In any kind of medical or clinical environment, proper cleaning, disinfecting, instrument and equipment sterilisation is critical.
There are strict rules of standards in Australia when it comes to hygiene, especially in a medical setting. Standards are living documents which reflect progress in science, technology and ethics, and as such are constantly changing.
Here at SDAI we are proud of our level of hygiene – we keep up-to-date with the latest rules and regulations for equipment sterilisation, ensuring our patients’ safety is our number one priority.
Types of equipment sterilisation
Sterilisation is not just one all-round process which can be used ubiquitously. There are a number of types of equipment sterilisation used for health and safety practices, which include:
Moist heat sterilisation
Also known as steam under pressure, a steam autoclave is the most dependable, fastest and economical medium known for killing microbes. Dental tools are taken apart where possible, allowing the steam to penetrate evenly. Because steam autoclaves use a damp heat, it’s not suitable for all products, such as plastics, which must be cleaned in a separate way.
Dry heat sterilisation
Dry heat sterilisation, using hot dry air, is one of the earliest forms of sterilisation, and has been used since the late 1800’s. As the names suggests, no moisture is used, making it suitable for certain materials that can’t go into a steam autoclave. Sterilisers of today are made with specially designed perforated convection chambers with heating elements and fans. The process by which microorganisms are destroyed, when subjected to this form of heat, is by oxidation.
Some materials can’t be treated to the type of high temperatures needed to kill microbes, so in that case chemicals can be used. Ethylene oxide gas is commonly used to sterilise and disinfect items because of its compatibility with most materials, and accounts for 70% of all chemical sterilisations. This method is highly effective, as the gas penetrates all porous materials, including plastic materials and films.
Although filters are not sterilising agents, they are used to remove microorganisms and particles from liquids and gases, thus rendering them sterile. Filters are also used on air intake lines following the sterilizing process to return chambers of steam and ethylene oxide gas sterilizers back to atmospheric pressure. Filters may be used in environmental control of airborne particulate contamination.
Basic hygiene standards
Sterilising dental instruments and equipment is a complex and sophisticated task, but we also take great care with the basics of hygiene too.

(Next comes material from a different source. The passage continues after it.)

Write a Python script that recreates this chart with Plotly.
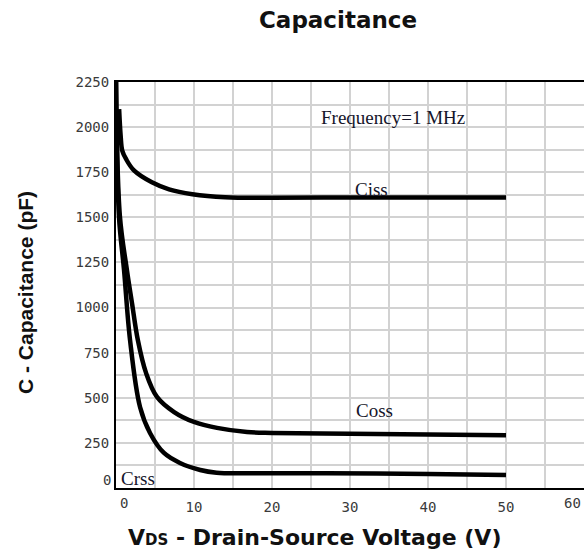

We wash our hands thoroughly here with anti-bacterial soap in accordance with the World Health Organization’s guidelines for hand washing, before and after dealing with each patient.
We also use disposable gloves, and wear a new pair for each client, along with fluid-resistant masks.
And of course, needless to say, our premises here are spotless, cleaned every day, ensuring our working environment is up to the latest health and safety standards.
You are safe in our hands
There is one thing we put above all else here at SDAI, and that is our patient’s safety.
We take our profession very seriously, and we know how important it is to have a clean workplace, using sterilised tools, in a sanitised environment.
All of our staff are educated in the latest Health & Safety rules and regulations and will never do anything to compromise your well-being.
We do everything we can to make your dental experience comfortable and relaxed, and to have a full understanding of what’s going on at every stage of treatment.
We follow the same rules here as we would in all our personal lives: respect, integrity and honesty – these are the foundations for long-lasting and valuable relationships with our patients.